_Stated exercise_
Transcribe the whole listing below without changing a word, but leave out every image.

_Given material_
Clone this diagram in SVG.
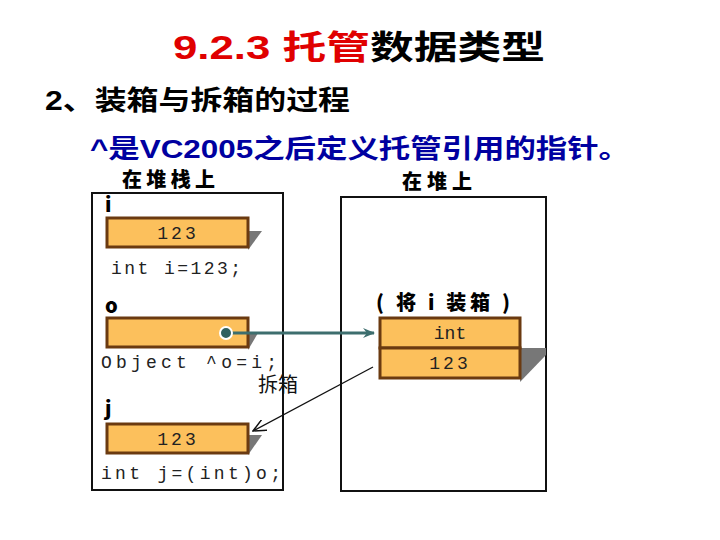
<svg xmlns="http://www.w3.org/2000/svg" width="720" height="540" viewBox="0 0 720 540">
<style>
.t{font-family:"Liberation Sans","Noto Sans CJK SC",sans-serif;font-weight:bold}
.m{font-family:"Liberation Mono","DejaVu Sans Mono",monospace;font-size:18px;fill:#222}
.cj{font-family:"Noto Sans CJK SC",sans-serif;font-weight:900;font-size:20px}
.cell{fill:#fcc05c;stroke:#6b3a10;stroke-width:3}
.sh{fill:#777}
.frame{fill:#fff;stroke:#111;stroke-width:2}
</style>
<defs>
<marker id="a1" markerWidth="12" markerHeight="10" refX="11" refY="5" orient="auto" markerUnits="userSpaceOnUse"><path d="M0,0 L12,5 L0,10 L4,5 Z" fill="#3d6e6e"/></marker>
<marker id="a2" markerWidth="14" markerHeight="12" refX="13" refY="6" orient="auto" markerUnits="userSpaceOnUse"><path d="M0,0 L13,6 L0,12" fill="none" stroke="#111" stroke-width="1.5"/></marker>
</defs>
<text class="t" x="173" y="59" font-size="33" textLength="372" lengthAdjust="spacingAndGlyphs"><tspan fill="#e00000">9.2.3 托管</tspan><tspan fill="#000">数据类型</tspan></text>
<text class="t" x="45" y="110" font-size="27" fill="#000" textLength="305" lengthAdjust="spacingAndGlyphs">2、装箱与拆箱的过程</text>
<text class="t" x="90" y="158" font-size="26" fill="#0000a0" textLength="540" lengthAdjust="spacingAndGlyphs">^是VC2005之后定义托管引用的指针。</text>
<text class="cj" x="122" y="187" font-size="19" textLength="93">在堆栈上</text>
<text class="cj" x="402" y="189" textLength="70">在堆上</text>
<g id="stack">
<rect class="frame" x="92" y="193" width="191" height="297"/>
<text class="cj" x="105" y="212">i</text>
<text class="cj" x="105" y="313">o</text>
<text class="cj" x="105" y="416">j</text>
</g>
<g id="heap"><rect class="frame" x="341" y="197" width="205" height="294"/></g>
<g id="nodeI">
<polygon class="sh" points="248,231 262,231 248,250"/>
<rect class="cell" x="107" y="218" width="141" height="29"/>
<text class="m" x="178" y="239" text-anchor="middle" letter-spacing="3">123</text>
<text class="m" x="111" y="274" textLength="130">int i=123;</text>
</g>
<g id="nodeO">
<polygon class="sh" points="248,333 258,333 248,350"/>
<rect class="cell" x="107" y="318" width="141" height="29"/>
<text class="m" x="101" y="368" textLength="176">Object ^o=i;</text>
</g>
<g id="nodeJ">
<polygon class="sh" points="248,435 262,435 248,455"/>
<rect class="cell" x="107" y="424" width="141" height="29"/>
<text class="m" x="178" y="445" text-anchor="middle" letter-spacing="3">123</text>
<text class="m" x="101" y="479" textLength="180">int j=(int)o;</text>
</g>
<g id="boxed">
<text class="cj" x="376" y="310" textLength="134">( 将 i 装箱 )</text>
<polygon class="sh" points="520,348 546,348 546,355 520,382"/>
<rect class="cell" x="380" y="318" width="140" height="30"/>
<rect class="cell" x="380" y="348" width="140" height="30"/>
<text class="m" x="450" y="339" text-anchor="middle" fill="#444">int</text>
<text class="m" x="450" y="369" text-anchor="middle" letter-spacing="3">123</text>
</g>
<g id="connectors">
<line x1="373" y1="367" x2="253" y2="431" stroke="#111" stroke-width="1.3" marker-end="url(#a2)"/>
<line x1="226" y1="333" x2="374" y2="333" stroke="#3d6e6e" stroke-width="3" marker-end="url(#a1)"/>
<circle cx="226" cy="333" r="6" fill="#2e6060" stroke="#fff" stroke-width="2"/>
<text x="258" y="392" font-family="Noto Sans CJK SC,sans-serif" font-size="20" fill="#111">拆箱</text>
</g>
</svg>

_Exercise response_
Clone this diagram in SVG.
<svg xmlns="http://www.w3.org/2000/svg" width="720" height="540" viewBox="0 0 720 540">
<style>
.t{font-family:"Liberation Sans","Noto Sans CJK SC",sans-serif;font-weight:bold}
.m{font-family:"Liberation Mono","DejaVu Sans Mono",monospace;font-size:18px;fill:#222}
.cj{font-family:"Noto Sans CJK SC",sans-serif;font-weight:900;font-size:20px}
.cell{fill:#fcc05c;stroke:#6b3a10;stroke-width:3}
.sh{fill:#777}
.frame{fill:#fff;stroke:#111;stroke-width:2}
</style>
<defs>
<marker id="a1" markerWidth="12" markerHeight="10" refX="11" refY="5" orient="auto" markerUnits="userSpaceOnUse"><path d="M0,0 L12,5 L0,10 L4,5 Z" fill="#3d6e6e"/></marker>
<marker id="a2" markerWidth="14" markerHeight="12" refX="13" refY="6" orient="auto" markerUnits="userSpaceOnUse"><path d="M0,0 L13,6 L0,12" fill="none" stroke="#111" stroke-width="1.5"/></marker>
</defs>
<text class="t" x="173" y="59" font-size="33" textLength="372" lengthAdjust="spacingAndGlyphs"><tspan fill="#e00000">9.2.3 托管</tspan><tspan fill="#000">数据类型</tspan></text>
<text class="t" x="45" y="110" font-size="27" fill="#000" textLength="305" lengthAdjust="spacingAndGlyphs">2、装箱与拆箱的过程</text>
<text class="t" x="90" y="158" font-size="26" fill="#0000a0" textLength="540" lengthAdjust="spacingAndGlyphs">^是VC2005之后定义托管引用的指针。</text>
<text class="cj" x="122" y="187" font-size="19" textLength="93">在堆栈上</text>
<text class="cj" x="402" y="189" textLength="70">在堆上</text>
<g id="stack">
<rect class="frame" x="92" y="193" width="191" height="297"/>
<text class="cj" x="105" y="212">i</text>
<text class="cj" x="105" y="313">o</text>
<text class="cj" x="105" y="416">j</text>
</g>
<g id="heap"><rect class="frame" x="341" y="197" width="205" height="294"/></g>
<g id="nodeI">
<polygon class="sh" points="248,231 262,231 248,250"/>
<rect class="cell" x="107" y="218" width="141" height="29"/>
<text class="m" x="178" y="239" text-anchor="middle" letter-spacing="3">123</text>
<text class="m" x="111" y="274" textLength="130">int i=123;</text>
</g>
<g id="nodeO">
<polygon class="sh" points="248,333 258,333 248,350"/>
<rect class="cell" x="107" y="318" width="141" height="29"/>
<text class="m" x="101" y="368" textLength="176">Object ^o=i;</text>
</g>
<g id="nodeJ">
<polygon class="sh" points="248,435 262,435 248,455"/>
<rect class="cell" x="107" y="424" width="141" height="29"/>
<text class="m" x="178" y="445" text-anchor="middle" letter-spacing="3">123</text>
<text class="m" x="101" y="479" textLength="180">int j=(int)o;</text>
</g>
<g id="boxed">
<text class="cj" x="376" y="310" textLength="134">( 将 i 装箱 )</text>
<polygon class="sh" points="520,348 546,348 546,355 520,382"/>
<rect class="cell" x="380" y="318" width="140" height="30"/>
<rect class="cell" x="380" y="348" width="140" height="30"/>
<text class="m" x="450" y="339" text-anchor="middle" fill="#444">int</text>
<text class="m" x="450" y="369" text-anchor="middle" letter-spacing="3">123</text>
</g>
<g id="connectors">
<line x1="373" y1="367" x2="253" y2="431" stroke="#111" stroke-width="1.3" marker-end="url(#a2)"/>
<line x1="226" y1="333" x2="374" y2="333" stroke="#3d6e6e" stroke-width="3" marker-end="url(#a1)"/>
<circle cx="226" cy="333" r="6" fill="#2e6060" stroke="#fff" stroke-width="2"/>
<text x="258" y="392" font-family="Noto Sans CJK SC,sans-serif" font-size="20" fill="#111">拆箱</text>
</g>
</svg>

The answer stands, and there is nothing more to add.